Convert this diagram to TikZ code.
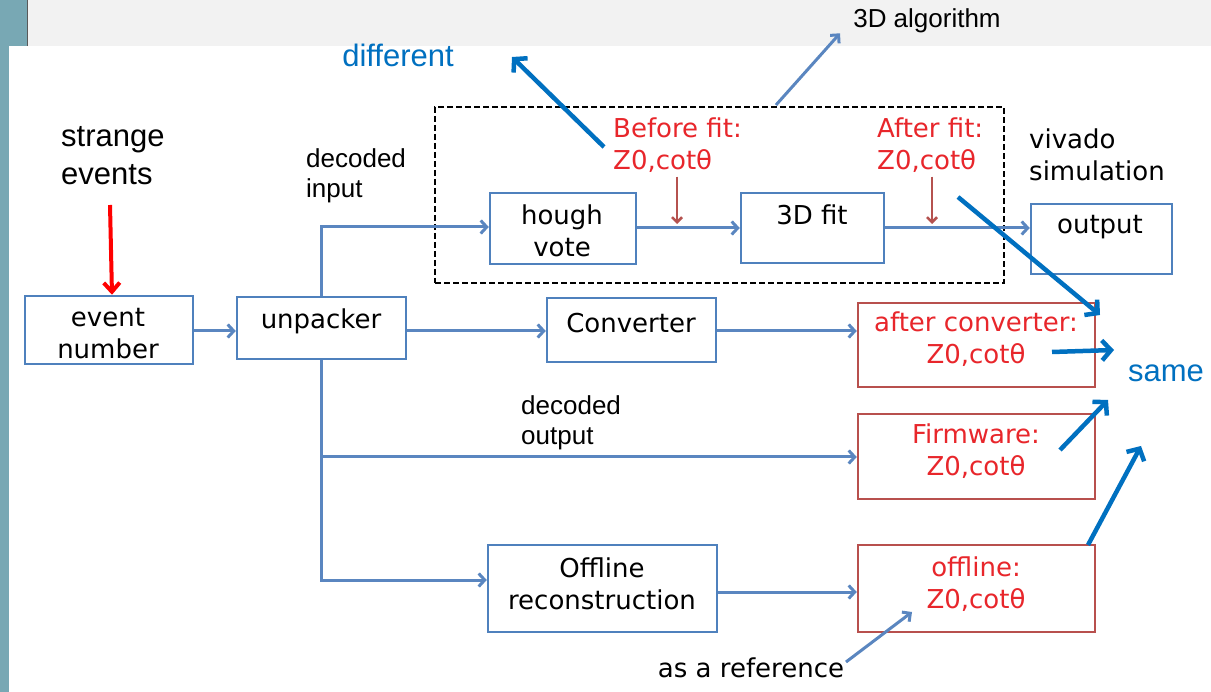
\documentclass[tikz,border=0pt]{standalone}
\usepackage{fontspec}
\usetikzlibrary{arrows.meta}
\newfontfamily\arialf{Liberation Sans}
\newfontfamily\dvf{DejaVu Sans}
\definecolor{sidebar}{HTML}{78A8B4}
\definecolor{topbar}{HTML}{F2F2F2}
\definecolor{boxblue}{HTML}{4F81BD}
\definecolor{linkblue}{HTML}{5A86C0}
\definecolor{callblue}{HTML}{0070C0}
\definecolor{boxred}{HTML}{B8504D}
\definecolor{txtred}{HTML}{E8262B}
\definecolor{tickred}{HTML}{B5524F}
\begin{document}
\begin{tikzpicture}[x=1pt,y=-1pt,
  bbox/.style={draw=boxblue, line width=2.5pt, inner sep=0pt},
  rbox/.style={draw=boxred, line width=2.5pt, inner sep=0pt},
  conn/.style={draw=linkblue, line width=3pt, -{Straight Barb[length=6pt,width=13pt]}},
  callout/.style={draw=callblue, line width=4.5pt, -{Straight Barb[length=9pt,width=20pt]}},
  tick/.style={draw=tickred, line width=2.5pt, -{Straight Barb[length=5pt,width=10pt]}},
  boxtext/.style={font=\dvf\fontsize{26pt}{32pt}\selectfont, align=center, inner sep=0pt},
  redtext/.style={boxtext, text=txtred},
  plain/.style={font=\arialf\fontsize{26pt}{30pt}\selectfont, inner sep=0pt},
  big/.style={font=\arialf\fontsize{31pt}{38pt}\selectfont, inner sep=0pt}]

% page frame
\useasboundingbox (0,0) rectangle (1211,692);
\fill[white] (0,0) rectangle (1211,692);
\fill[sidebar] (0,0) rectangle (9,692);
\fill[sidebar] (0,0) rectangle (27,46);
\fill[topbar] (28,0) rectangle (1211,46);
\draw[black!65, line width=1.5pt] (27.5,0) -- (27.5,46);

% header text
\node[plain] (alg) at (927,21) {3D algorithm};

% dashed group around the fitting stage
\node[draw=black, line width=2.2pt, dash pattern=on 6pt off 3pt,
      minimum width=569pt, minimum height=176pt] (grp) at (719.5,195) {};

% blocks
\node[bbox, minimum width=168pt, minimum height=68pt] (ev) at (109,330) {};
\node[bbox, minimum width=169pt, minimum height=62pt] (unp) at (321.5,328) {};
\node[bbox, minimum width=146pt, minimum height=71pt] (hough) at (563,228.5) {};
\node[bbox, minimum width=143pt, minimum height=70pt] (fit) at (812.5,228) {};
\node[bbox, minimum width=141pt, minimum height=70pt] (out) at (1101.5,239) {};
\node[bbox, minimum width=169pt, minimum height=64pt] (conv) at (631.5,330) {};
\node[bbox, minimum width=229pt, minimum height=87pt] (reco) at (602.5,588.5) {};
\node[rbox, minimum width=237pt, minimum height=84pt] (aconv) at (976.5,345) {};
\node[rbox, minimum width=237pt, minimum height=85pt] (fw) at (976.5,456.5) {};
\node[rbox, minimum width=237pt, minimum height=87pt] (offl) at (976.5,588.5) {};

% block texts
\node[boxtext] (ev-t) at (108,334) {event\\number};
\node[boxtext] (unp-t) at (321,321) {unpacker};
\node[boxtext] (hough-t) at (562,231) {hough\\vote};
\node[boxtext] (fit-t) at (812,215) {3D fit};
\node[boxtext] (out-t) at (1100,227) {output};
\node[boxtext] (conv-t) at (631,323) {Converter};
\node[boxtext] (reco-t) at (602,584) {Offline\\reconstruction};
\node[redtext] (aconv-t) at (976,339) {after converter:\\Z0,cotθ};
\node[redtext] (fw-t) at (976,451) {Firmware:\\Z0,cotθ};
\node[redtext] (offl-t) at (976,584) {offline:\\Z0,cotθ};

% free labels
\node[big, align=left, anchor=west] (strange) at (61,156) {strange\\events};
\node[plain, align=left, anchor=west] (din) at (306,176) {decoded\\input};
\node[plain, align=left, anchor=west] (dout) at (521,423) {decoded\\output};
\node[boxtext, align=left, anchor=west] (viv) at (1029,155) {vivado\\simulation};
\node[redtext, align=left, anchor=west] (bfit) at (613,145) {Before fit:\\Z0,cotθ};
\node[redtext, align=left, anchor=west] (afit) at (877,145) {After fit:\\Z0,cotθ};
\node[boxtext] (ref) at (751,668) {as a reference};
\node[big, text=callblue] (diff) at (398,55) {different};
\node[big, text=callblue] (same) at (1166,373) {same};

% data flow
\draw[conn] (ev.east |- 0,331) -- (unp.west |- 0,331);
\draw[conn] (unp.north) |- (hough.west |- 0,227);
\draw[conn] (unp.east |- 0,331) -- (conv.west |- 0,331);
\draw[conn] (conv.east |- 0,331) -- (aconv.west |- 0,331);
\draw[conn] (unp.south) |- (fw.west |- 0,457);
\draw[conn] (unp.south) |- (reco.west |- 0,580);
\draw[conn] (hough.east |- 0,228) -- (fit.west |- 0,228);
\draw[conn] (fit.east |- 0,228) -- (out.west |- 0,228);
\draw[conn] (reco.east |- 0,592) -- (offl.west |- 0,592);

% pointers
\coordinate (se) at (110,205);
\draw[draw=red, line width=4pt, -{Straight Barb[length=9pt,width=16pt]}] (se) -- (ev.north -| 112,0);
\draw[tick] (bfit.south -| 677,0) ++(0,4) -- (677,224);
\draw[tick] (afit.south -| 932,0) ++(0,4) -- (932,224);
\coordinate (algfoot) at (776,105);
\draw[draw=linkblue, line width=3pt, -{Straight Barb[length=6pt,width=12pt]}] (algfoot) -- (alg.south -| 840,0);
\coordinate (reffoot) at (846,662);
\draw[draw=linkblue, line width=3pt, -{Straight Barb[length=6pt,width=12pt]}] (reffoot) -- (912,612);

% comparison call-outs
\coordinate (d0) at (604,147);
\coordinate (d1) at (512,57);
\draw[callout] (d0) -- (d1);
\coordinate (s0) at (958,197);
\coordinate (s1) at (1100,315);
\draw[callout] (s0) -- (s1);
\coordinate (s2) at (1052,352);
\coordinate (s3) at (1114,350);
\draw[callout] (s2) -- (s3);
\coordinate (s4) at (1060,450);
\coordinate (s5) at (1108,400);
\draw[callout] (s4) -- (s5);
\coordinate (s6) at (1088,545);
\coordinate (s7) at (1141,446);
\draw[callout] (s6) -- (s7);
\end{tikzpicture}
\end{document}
========================================
WHAT IS EXPECTED:
Repeat the data exactly, excluding the pictures.

RESULT BELOW:
Convert this diagram to TikZ code.
\documentclass[tikz,border=0pt]{standalone}
\usepackage{fontspec}
\usetikzlibrary{arrows.meta}
\newfontfamily\arialf{Liberation Sans}
\newfontfamily\dvf{DejaVu Sans}
\definecolor{sidebar}{HTML}{78A8B4}
\definecolor{topbar}{HTML}{F2F2F2}
\definecolor{boxblue}{HTML}{4F81BD}
\definecolor{linkblue}{HTML}{5A86C0}
\definecolor{callblue}{HTML}{0070C0}
\definecolor{boxred}{HTML}{B8504D}
\definecolor{txtred}{HTML}{E8262B}
\definecolor{tickred}{HTML}{B5524F}
\begin{document}
\begin{tikzpicture}[x=1pt,y=-1pt,
  bbox/.style={draw=boxblue, line width=2.5pt, inner sep=0pt},
  rbox/.style={draw=boxred, line width=2.5pt, inner sep=0pt},
  conn/.style={draw=linkblue, line width=3pt, -{Straight Barb[length=6pt,width=13pt]}},
  callout/.style={draw=callblue, line width=4.5pt, -{Straight Barb[length=9pt,width=20pt]}},
  tick/.style={draw=tickred, line width=2.5pt, -{Straight Barb[length=5pt,width=10pt]}},
  boxtext/.style={font=\dvf\fontsize{26pt}{32pt}\selectfont, align=center, inner sep=0pt},
  redtext/.style={boxtext, text=txtred},
  plain/.style={font=\arialf\fontsize{26pt}{30pt}\selectfont, inner sep=0pt},
  big/.style={font=\arialf\fontsize{31pt}{38pt}\selectfont, inner sep=0pt}]

% page frame
\useasboundingbox (0,0) rectangle (1211,692);
\fill[white] (0,0) rectangle (1211,692);
\fill[sidebar] (0,0) rectangle (9,692);
\fill[sidebar] (0,0) rectangle (27,46);
\fill[topbar] (28,0) rectangle (1211,46);
\draw[black!65, line width=1.5pt] (27.5,0) -- (27.5,46);

% header text
\node[plain] (alg) at (927,21) {3D algorithm};

% dashed group around the fitting stage
\node[draw=black, line width=2.2pt, dash pattern=on 6pt off 3pt,
      minimum width=569pt, minimum height=176pt] (grp) at (719.5,195) {};

% blocks
\node[bbox, minimum width=168pt, minimum height=68pt] (ev) at (109,330) {};
\node[bbox, minimum width=169pt, minimum height=62pt] (unp) at (321.5,328) {};
\node[bbox, minimum width=146pt, minimum height=71pt] (hough) at (563,228.5) {};
\node[bbox, minimum width=143pt, minimum height=70pt] (fit) at (812.5,228) {};
\node[bbox, minimum width=141pt, minimum height=70pt] (out) at (1101.5,239) {};
\node[bbox, minimum width=169pt, minimum height=64pt] (conv) at (631.5,330) {};
\node[bbox, minimum width=229pt, minimum height=87pt] (reco) at (602.5,588.5) {};
\node[rbox, minimum width=237pt, minimum height=84pt] (aconv) at (976.5,345) {};
\node[rbox, minimum width=237pt, minimum height=85pt] (fw) at (976.5,456.5) {};
\node[rbox, minimum width=237pt, minimum height=87pt] (offl) at (976.5,588.5) {};

% block texts
\node[boxtext] (ev-t) at (108,334) {event\\number};
\node[boxtext] (unp-t) at (321,321) {unpacker};
\node[boxtext] (hough-t) at (562,231) {hough\\vote};
\node[boxtext] (fit-t) at (812,215) {3D fit};
\node[boxtext] (out-t) at (1100,227) {output};
\node[boxtext] (conv-t) at (631,323) {Converter};
\node[boxtext] (reco-t) at (602,584) {Offline\\reconstruction};
\node[redtext] (aconv-t) at (976,339) {after converter:\\Z0,cotθ};
\node[redtext] (fw-t) at (976,451) {Firmware:\\Z0,cotθ};
\node[redtext] (offl-t) at (976,584) {offline:\\Z0,cotθ};

% free labels
\node[big, align=left, anchor=west] (strange) at (61,156) {strange\\events};
\node[plain, align=left, anchor=west] (din) at (306,176) {decoded\\input};
\node[plain, align=left, anchor=west] (dout) at (521,423) {decoded\\output};
\node[boxtext, align=left, anchor=west] (viv) at (1029,155) {vivado\\simulation};
\node[redtext, align=left, anchor=west] (bfit) at (613,145) {Before fit:\\Z0,cotθ};
\node[redtext, align=left, anchor=west] (afit) at (877,145) {After fit:\\Z0,cotθ};
\node[boxtext] (ref) at (751,668) {as a reference};
\node[big, text=callblue] (diff) at (398,55) {different};
\node[big, text=callblue] (same) at (1166,373) {same};

% data flow
\draw[conn] (ev.east |- 0,331) -- (unp.west |- 0,331);
\draw[conn] (unp.north) |- (hough.west |- 0,227);
\draw[conn] (unp.east |- 0,331) -- (conv.west |- 0,331);
\draw[conn] (conv.east |- 0,331) -- (aconv.west |- 0,331);
\draw[conn] (unp.south) |- (fw.west |- 0,457);
\draw[conn] (unp.south) |- (reco.west |- 0,580);
\draw[conn] (hough.east |- 0,228) -- (fit.west |- 0,228);
\draw[conn] (fit.east |- 0,228) -- (out.west |- 0,228);
\draw[conn] (reco.east |- 0,592) -- (offl.west |- 0,592);

% pointers
\coordinate (se) at (110,205);
\draw[draw=red, line width=4pt, -{Straight Barb[length=9pt,width=16pt]}] (se) -- (ev.north -| 112,0);
\draw[tick] (bfit.south -| 677,0) ++(0,4) -- (677,224);
\draw[tick] (afit.south -| 932,0) ++(0,4) -- (932,224);
\coordinate (algfoot) at (776,105);
\draw[draw=linkblue, line width=3pt, -{Straight Barb[length=6pt,width=12pt]}] (algfoot) -- (alg.south -| 840,0);
\coordinate (reffoot) at (846,662);
\draw[draw=linkblue, line width=3pt, -{Straight Barb[length=6pt,width=12pt]}] (reffoot) -- (912,612);

% comparison call-outs
\coordinate (d0) at (604,147);
\coordinate (d1) at (512,57);
\draw[callout] (d0) -- (d1);
\coordinate (s0) at (958,197);
\coordinate (s1) at (1100,315);
\draw[callout] (s0) -- (s1);
\coordinate (s2) at (1052,352);
\coordinate (s3) at (1114,350);
\draw[callout] (s2) -- (s3);
\coordinate (s4) at (1060,450);
\coordinate (s5) at (1108,400);
\draw[callout] (s4) -- (s5);
\coordinate (s6) at (1088,545);
\coordinate (s7) at (1141,446);
\draw[callout] (s6) -- (s7);
\end{tikzpicture}
\end{document}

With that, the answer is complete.